12. This Court is also of the view that the above analogy will also be applicable to the cheques of all banks which had merged with other banks.

Time will tell whether this decision would hold waters in time to come. With due respect, the High Court perhaps lost sight of the provision in section 138 which brings the dishonour of cheque within the purview of Section 138 of the NI Act. The provision reads as under:

  1. *
  2. The payee or the holder in due course of the cheque, as the case may be, makes a demand for the payment of the said amount of money by giving a notice, in writing, to the drawer of the cheque, [within thirty days] of the receipt of information by him from the Bank regarding the return of the cheque as unpaid.

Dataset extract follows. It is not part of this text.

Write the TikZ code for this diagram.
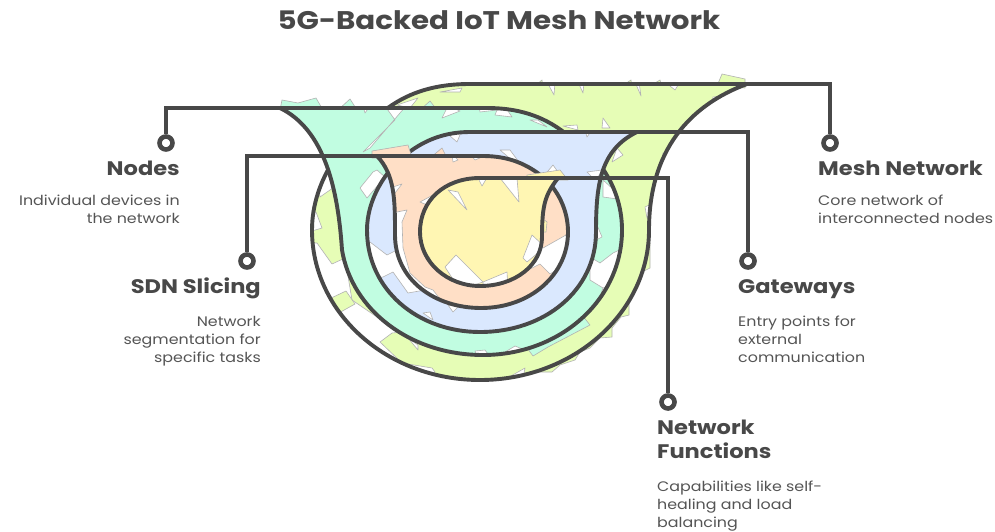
\documentclass[tikz,border=0pt]{standalone}
\usepackage{fontspec}
\setmainfont{Poppins}[FakeStretch=1.15]
\definecolor{ink}{HTML}{484848}
\definecolor{soft}{HTML}{555555}
\definecolor{cLime}{HTML}{E6FDB6}
\definecolor{cTeal}{HTML}{C1FDE1}
\definecolor{cBlue}{HTML}{DAE8FE}
\definecolor{cOrange}{HTML}{FFDFC6}
\definecolor{cYellow}{HTML}{FFF6B3}
\tikzset{
  outline/.style={draw=ink,line width=3.9pt,line join=round,line cap=round},
  leader/.style={draw=ink,line width=3.6pt,line join=miter},
  edgeline/.style={draw=black!30,line width=.6pt,line join=round},
  notch/.style={edgeline,fill=white},
  dotmark/.style={circle,draw=ink,line width=4.6pt,fill=white,minimum size=13pt,inner sep=0pt},
  heading/.style={font=\fontsize{19.6}{24}\selectfont\bfseries,text=ink,inner sep=0pt},
  descr/.style={font=\fontsize{13.8}{17.8}\selectfont,text=soft,inner sep=0pt},
}
\def\limepath{(747,84) -- (470,84) .. controls (430,84) and (405,95) .. (385,110) .. controls (345,135) and (312,180) .. (312,230) .. controls (312,313) and (387,380) .. (480,380) .. controls (573,380) and (649,313) .. (649,230) .. controls (649,150) and (690,105) .. (747,84) -- cycle}
\def\tealpath{(280,108) -- (487,108) .. controls (525,108) and (548,120) .. (565,133) .. controls (600,155) and (622,190) .. (622,230) .. controls (622,300) and (560,355) .. (483,355) .. controls (410,355) and (352,310) .. (342,250) .. controls (338,190) and (325,130) .. (280,108) -- cycle}
\def\bluepath{(637,132) -- (470,132) .. controls (445,132) and (425,140) .. (408,153) .. controls (385,170) and (367,200) .. (367,230) .. controls (367,290) and (418,332) .. (480,332) .. controls (545,332) and (596,290) .. (596,232) .. controls (596,185) and (600,150) .. (637,132) -- cycle}
\def\orangepath{(377,156) -- (483,156) .. controls (510,156) and (528,165) .. (543,177) .. controls (558,190) and (568,210) .. (568,232) .. controls (568,275) and (530,308) .. (481,308) .. controls (435,308) and (395,280) .. (395,235) .. controls (395,200) and (395,175) .. (377,156) -- cycle}
\def\yellowpath{(558,178) -- (480,178) .. controls (445,178) and (420,200) .. (420,232) .. controls (420,262) and (447,286) .. (480,286) .. controls (515,286) and (542,265) .. (542,237) .. controls (542,205) and (545,195) .. (558,178) -- cycle}
\begin{document}
\begin{tikzpicture}[x=1pt,y=-1pt]
\useasboundingbox (0,0) rectangle (995,532);
\fill[white] (0,0) rectangle (995,532);
% ---- lime
\foreach \p in {
  {(717,86)--(722,74)--(745,79)--(745,88)},
  {(622,86)--(631,80)--(632,88)},
  {(650,86)--(660,80)--(662,88)},
  {(535,86)--(542,80)--(543,88)},
  {(640,240)--(650,243)--(650,268)--(642,272)--(629,297)--(629,315)--(621,317)--(612,328)--(612,337)--(600,338)--(590,348)--(580,352)--(575,360)--(560,365)--(552,372)--(535,372)--(530,350)--(600,300)}}
  {\filldraw[edgeline,fill=cLime] \p --cycle;}
\fill[white] \limepath;
\fill[cLime] \limepath;
\begin{scope}
\clip \limepath;
\draw[notch] (300,243)--(317,243)--(332,264)--(345,258)--(352,300)--(418,345)--(418,350)--(403,332)--(392,333)--(380,342)--(402,363)--(432,368)--(435,372)--(420,395)--(300,395)--cycle;
\filldraw[edgeline,fill=cLime] (327,300)--(346,291)--(355,304)--(337,314)--cycle;
\draw[notch] (315,165)--(340,165)--(340,183)--(320,197)--cycle;
\draw[notch] (312,212)--(316,212)--(322,228)--(312,231)--cycle;
\draw[notch] (341,212)--(348,209)--(346,236)--cycle;
\draw[notch] (547,82)--(554,95)--(555,82)--cycle;
\draw[notch] (578,82)--(583,93)--(584,82)--cycle;
\draw[notch] (635,82)--(641,96)--(639,82)--cycle;
\draw[notch] (665,82)--(675,90)--(680,82)--cycle;
\draw[notch] (713,97)--(722,96)--(712,103)--cycle;
\draw[notch] (692,115)--(699,115)--(690,120)--cycle;
\draw[notch] (663,153)--(670,153)--(663,163)--cycle;
\draw[notch] (655,190)--(655,202)--(645,207)--(647,218)--(655,218)--cycle;
\draw[notch] (603,118)--(610,128)--(602,128)--cycle;
\draw[notch] (563,126)--(577,125)--(578,130)--cycle;
\draw[notch] (617,148)--(623,155)--(612,162)--cycle;
\draw[notch] (495,385)--(525,368)--(522,385)--cycle;
\draw[notch] (397,105)--(418,98)--(410,108)--cycle;
\draw[notch] (440,92)--(462,88)--(460,92)--cycle;
\end{scope}
\draw[outline] \limepath;
% ---- teal
\foreach \p in {
  {(280,110)--(282,100)--(298,103)--(316,98)--(323,110)},
  {(338,110)--(350,99)--(357,110)},
  {(420,110)--(430,101)--(437,110)},
  {(525,345)--(533,356)--(548,347)--(590,325)--(582,315)}}
  {\filldraw[edgeline,fill=cTeal] \p --cycle;}
\fill[white] \tealpath;
\fill[cTeal] \tealpath;
\begin{scope}
\clip \tealpath;
\draw[notch] (385,106)--(395,120)--(363,152)--(370,148)--(406,106)--cycle;
\draw[notch] (363,106)--(370,106)--(365,113)--cycle;
\draw[notch] (442,118)--(460,111)--(448,106)--cycle;
\draw[notch] (457,105)--(502,102)--(512,117)--(495,115)--(497,110)--(480,112)--(479,106)--cycle;
\draw[notch] (360,188)--(373,172)--(377,170)--(385,177)--(367,198)--cycle;
\draw[notch] (603,180)--(625,200)--(603,197)--cycle;
\draw[notch] (585,228)--(597,225)--(602,237)--(596,240)--cycle;
\draw[notch] (590,257)--(600,263)--(613,253)--(630,245)--(630,287)--(603,288)--(590,280)--cycle;
\draw[notch] (630,287)--(603,288)--(590,325)--(630,330)--cycle;
\draw[notch] (475,351)--(485,350)--(490,357)--(478,360)--cycle;
\draw[notch] (505,352)--(515,346)--(525,350)--(510,356)--cycle;
\draw[notch] (530,120)--(538,120)--(547,127)--cycle;
\end{scope}
\draw[outline] \tealpath;
% ---- blue
\fill[white] \bluepath;
\fill[cBlue] \bluepath;
\begin{scope}
\clip \bluepath;
\draw[notch] (355,240)--(370,242)--(387,255)--(403,247)--(425,290)--(408,293)--(393,272)--(383,277)--(360,280)--cycle;
\draw[notch] (423,313)--(430,312)--(433,320)--cycle;
\draw[notch] (448,305)--(453,312)--(458,307)--cycle;
\draw[notch] (443,130)--(462,130)--(457,142)--cycle;
\draw[notch] (553,165)--(558,172)--(543,177)--cycle;
\draw[notch] (587,172)--(602,170)--(598,177)--(592,177)--cycle;
\draw[notch] (585,130)--(592,130)--(587,137)--cycle;
\draw[notch] (510,150)--(527,173)--(500,150)--cycle;
\end{scope}
\draw[outline] \bluepath;
% ---- orange
\foreach \p in {
  {(372,158)--(372,151)--(408,145)--(412,158)},
  {(430,158)--(442,148)--(447,158)}}
  {\filldraw[edgeline,fill=cOrange] \p --cycle;}
\fill[white] \orangepath;
\fill[cOrange] \orangepath;
\begin{scope}
\clip \orangepath;
\draw[notch] (393,187)--(402,184)--(395,193)--cycle;
\draw[notch] (385,210)--(397,212)--(407,210)--(402,222)--(403,248)--(410,273)--(425,287)--(433,290)--(450,312)--(420,320)--(385,300)--cycle;
\draw[notch] (420,202)--(433,195)--(427,205)--cycle;
\draw[notch] (452,154)--(458,160)--(453,162)--cycle;
\draw[notch] (468,152)--(480,149)--(482,157)--(475,160)--cycle;
\draw[notch] (508,155)--(513,152)--(518,158)--cycle;
\draw[notch] (532,235)--(537,242)--(543,248)--(566,235)--(573,260)--(550,274)--(540,264)--(520,274)--(523,257)--cycle;
\end{scope}
\draw[outline] \orangepath;
% ---- yellow
\foreach \p in {
  {(527,180)--(527,175)--(560,170)--(568,180)},
  {(538,215)--(547,222)--(546,232)--(538,232)}}
  {\filldraw[edgeline,fill=cYellow] \p --cycle;}
\fill[white] \yellowpath;
\fill[cYellow] \yellowpath;
\begin{scope}
\clip \yellowpath;
\draw[notch] (448,190)--(467,210)--(458,192)--cycle;
\draw[notch] (500,178)--(519,202)--(517,178)--cycle;
\draw[notch] (477,176)--(488,176)--(482,186)--cycle;
\draw[notch] (445,267)--(456,255)--(483,282)--(460,290)--cycle;
\draw[notch] (483,282)--(507,272)--(508,290)--(483,290)--cycle;
\draw[notch] (532,235)--(523,258)--(527,262)--(545,247)--cycle;
\draw[notch] (418,233)--(423,250)--(430,258)--(415,258)--cycle;
\end{scope}
\draw[outline] \yellowpath;
% ---- connectors
\coordinate (tipMesh) at (747,84);
\coordinate (tipNodes) at (280,108);
\coordinate (tipGate) at (637,132);
\coordinate (tipSdn) at (377,156);
\coordinate (tipFunc) at (558,178);
\node[dotmark] (dotMesh) at (830,143) {};
\node[dotmark] (dotNodes) at (166,143) {};
\node[dotmark] (dotGate) at (748,261) {};
\node[dotmark] (dotSdn) at (247,261) {};
\node[dotmark] (dotFunc) at (668,402) {};
\draw[leader] (tipMesh) -| (dotMesh);
\draw[leader] (tipNodes) -| (dotNodes);
\draw[leader] (tipGate) -| (dotGate);
\draw[leader] (tipSdn) -| (dotSdn);
\draw[leader] (tipFunc) -| (dotFunc);
% ---- text
\node[anchor=base,font=\fontsize{25.5}{28}\selectfont\bfseries,text=ink,inner sep=0pt] (title) at (499,30) {5G-Backed IoT Mesh Network};
\node[heading,anchor=base east] (hNodes) at (180,175) {Nodes};
\node[descr,anchor=north east,align=right] (dNodes) at (180,195) {Individual devices in\\the network};
\node[heading,anchor=base east] (hSdn) at (261,293) {SDN Slicing};
\node[descr,anchor=north east,align=right] (dSdn) at (261,316) {Network\\segmentation for\\specific tasks};
\node[heading,anchor=base west] (hMesh) at (818,175) {Mesh Network};
\node[descr,anchor=north west,align=left] (dMesh) at (818,195) {Core network of\\interconnected nodes};
\node[heading,anchor=base west] (hGate) at (738,293) {Gateways};
\node[descr,anchor=north west,align=left] (dGate) at (738,316) {Entry points for\\external\\communication};
\node[heading,anchor=north west,align=left] (hFunc) at (657,420) {Network\\Functions};
\node[descr,anchor=north west,align=left] (dFunc) at (657,481) {Capabilities like self-\\healing and load\\balancing};
\end{tikzpicture}
\end{document}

  3. The drawer of such cheque fails to make the payment of the said amount of money to the payee or, as the case may be, to the holder in due course of the cheque, within fifteen days of the receipt of the said notice.
Even if the cheque was characterised by the High Court as ' invalid', in my opinion the mandate as contained in clauses (b) & (c) would apply with full force. Whether it is a case of 'account closed', 'signature diifer', 'Stop Payment' or invalidity due to merger of bank, the provisions of Section 139 would invariably apply once the drawer admits having given the cheque to the drawee. By interpreting the section in a technical way, as done by the Hon'ble Allahabad High Court, would make the section 138 of the NI Act redundant and the very purpose of this enactment would be frustrated.